Malkoc doesn’t suggest trying to change your overall perspective on leisure overnight. It’s better to reframe individual leisure moments one by one, and try to think of them as beneficial—not a waste.
Still, this approach indicates there's a lot of work to be done disentangling the notions of productivity from activities that we find meaning in but aren't directed at some greater optimization goal.
In June, Krzysztof Pelc, an associate professor in the political science department at McGill University, wrote in The Atlantic that leisure is “in danger” from treating our time off as a means of furthering our productivity, and treating it as a life hack to be a better worker. “Leisure is useful—but only insofar as it remains leisure,” he wrote. “Once that time is viewed as a means to improve employee morale and higher growth, then leisure loses the very quality that makes it so potent.”
Ideally, we’d get to a point where people could explore their relationship with free time and what activities are meaningful to them, but not necessarily for the sake of optimization. Instead, free time could be for creative and purposeful pursuits, unrelated to our jobs, that could help leisure become an instrument to our happiness. We have to learn what those are for each of us individually.
The kinds of passive activities that we reach for at the end of a long day, vegging out in front of the TV or scrolling through TikTok, can have their place—but if we ever want to strive for a life with a greater number of leisure hours, those activities alone might not make us fulfilled, as the new research suggests.

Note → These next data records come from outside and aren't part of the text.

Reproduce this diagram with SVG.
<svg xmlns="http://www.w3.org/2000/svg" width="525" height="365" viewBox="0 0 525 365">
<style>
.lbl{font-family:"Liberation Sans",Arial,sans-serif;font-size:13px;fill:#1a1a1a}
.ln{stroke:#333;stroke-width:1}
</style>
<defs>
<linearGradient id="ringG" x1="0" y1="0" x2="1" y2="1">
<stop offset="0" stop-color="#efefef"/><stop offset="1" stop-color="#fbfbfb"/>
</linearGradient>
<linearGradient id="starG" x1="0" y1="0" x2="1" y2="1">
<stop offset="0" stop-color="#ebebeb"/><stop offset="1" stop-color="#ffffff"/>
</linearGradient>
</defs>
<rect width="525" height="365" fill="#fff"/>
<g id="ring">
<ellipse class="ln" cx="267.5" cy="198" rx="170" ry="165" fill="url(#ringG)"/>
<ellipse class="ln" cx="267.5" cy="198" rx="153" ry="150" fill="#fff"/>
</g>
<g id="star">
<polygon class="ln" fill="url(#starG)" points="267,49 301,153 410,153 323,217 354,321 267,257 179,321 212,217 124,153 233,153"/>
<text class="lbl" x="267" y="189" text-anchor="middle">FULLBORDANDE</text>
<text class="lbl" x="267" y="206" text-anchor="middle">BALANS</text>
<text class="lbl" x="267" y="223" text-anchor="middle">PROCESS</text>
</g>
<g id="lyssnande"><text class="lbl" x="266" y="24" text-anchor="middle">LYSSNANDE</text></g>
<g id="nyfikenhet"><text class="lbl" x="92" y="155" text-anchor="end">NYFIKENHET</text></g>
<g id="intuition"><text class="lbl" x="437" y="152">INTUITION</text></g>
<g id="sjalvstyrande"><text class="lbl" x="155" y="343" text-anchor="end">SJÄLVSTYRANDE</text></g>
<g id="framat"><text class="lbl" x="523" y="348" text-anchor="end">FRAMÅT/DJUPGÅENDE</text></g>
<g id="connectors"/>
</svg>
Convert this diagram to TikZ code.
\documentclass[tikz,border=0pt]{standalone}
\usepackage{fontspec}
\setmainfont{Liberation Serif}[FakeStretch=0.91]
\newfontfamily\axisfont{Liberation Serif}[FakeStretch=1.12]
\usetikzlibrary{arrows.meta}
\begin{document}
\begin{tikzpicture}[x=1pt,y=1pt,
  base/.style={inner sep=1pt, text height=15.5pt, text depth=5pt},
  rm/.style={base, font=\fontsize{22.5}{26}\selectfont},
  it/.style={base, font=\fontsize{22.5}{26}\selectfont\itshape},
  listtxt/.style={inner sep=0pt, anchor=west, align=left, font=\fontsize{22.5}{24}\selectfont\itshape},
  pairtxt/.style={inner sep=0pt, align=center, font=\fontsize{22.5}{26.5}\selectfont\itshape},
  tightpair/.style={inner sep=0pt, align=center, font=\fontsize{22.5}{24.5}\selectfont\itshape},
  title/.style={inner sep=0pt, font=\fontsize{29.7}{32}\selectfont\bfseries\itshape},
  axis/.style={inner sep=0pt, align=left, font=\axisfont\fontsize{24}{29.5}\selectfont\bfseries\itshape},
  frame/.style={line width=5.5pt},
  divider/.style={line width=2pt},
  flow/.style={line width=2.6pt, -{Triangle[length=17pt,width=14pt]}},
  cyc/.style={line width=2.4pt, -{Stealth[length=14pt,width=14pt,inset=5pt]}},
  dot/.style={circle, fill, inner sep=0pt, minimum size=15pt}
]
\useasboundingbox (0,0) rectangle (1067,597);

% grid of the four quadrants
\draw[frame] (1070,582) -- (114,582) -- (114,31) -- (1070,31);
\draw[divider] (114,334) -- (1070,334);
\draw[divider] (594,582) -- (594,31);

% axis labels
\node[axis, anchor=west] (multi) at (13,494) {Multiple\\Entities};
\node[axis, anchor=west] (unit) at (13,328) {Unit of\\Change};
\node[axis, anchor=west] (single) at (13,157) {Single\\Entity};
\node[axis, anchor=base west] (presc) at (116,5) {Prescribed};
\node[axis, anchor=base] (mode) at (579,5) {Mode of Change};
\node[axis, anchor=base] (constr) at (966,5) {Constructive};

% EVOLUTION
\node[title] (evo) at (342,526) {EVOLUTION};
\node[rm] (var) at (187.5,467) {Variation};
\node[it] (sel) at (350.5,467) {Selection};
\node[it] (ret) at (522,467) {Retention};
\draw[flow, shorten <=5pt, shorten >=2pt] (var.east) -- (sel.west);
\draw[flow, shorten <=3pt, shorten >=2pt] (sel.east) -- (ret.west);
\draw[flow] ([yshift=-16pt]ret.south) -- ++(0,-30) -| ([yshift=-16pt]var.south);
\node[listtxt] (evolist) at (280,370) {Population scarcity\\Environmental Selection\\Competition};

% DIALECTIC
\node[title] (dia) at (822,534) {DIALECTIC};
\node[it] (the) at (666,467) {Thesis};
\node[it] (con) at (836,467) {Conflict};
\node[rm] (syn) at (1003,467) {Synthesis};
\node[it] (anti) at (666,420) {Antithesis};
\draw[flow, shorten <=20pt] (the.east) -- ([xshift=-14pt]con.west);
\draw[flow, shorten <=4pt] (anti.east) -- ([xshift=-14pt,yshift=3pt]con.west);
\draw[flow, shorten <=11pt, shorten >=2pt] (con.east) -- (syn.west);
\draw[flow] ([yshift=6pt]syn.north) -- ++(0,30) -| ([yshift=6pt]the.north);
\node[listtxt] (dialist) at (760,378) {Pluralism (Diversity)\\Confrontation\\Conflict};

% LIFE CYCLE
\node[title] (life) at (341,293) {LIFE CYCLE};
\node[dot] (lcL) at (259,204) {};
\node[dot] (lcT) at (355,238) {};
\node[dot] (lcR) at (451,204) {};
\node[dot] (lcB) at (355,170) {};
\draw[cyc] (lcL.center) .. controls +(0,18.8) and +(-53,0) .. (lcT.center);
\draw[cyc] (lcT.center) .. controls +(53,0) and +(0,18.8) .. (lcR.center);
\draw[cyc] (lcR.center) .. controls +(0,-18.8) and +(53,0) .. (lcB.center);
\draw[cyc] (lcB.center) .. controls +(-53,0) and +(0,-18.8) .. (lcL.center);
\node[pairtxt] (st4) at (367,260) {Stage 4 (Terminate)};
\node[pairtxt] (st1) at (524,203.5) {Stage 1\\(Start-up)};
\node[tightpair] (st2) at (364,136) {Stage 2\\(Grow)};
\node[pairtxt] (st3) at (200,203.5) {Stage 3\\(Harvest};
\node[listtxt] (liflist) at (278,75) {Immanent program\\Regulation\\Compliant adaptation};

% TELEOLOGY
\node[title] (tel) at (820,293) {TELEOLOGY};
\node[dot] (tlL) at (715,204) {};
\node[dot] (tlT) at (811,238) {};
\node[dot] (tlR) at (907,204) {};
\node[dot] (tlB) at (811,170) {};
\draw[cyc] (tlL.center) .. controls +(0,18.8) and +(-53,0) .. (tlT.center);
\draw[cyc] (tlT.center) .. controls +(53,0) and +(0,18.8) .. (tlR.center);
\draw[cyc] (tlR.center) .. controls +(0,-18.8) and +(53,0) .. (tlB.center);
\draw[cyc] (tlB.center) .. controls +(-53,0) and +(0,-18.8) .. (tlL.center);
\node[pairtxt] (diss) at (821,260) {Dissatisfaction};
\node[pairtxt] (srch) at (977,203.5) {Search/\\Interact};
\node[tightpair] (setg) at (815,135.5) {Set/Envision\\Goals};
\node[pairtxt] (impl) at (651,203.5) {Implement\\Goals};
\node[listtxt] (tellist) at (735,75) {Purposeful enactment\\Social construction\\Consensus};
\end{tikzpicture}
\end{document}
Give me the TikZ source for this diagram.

The last extended period of time I had off was last year, when I used up my leftover vacation time and had over two weeks of leisure time. For the first couple of days, I did what I normally do in the scraps of spare time I have lying around: I watched TV and movies, slept a lot, and poked around online. But once that started to lose its appeal, I felt rested enough to access a whole slew of leisure activities that I love: listening to philosophy podcasts, painting, playing my keyboard, reading fiction, having extended coffee dates with friends, and doing long yoga videos.
This kind of interactive leisure conversation with yourself will elicit greater benefits, no matter how many hours of free time you have. “What are we truly looking for when we say we want more balance between work and life?” Hershfield said. “What do we mean when we say we want more time? How are we going to spend that time?” By asking ourselves such questions, we could eventually arrive at a sentiment that philosopher Josef Pieper managed to express succinctly: "Work is the means of life; leisure the end.”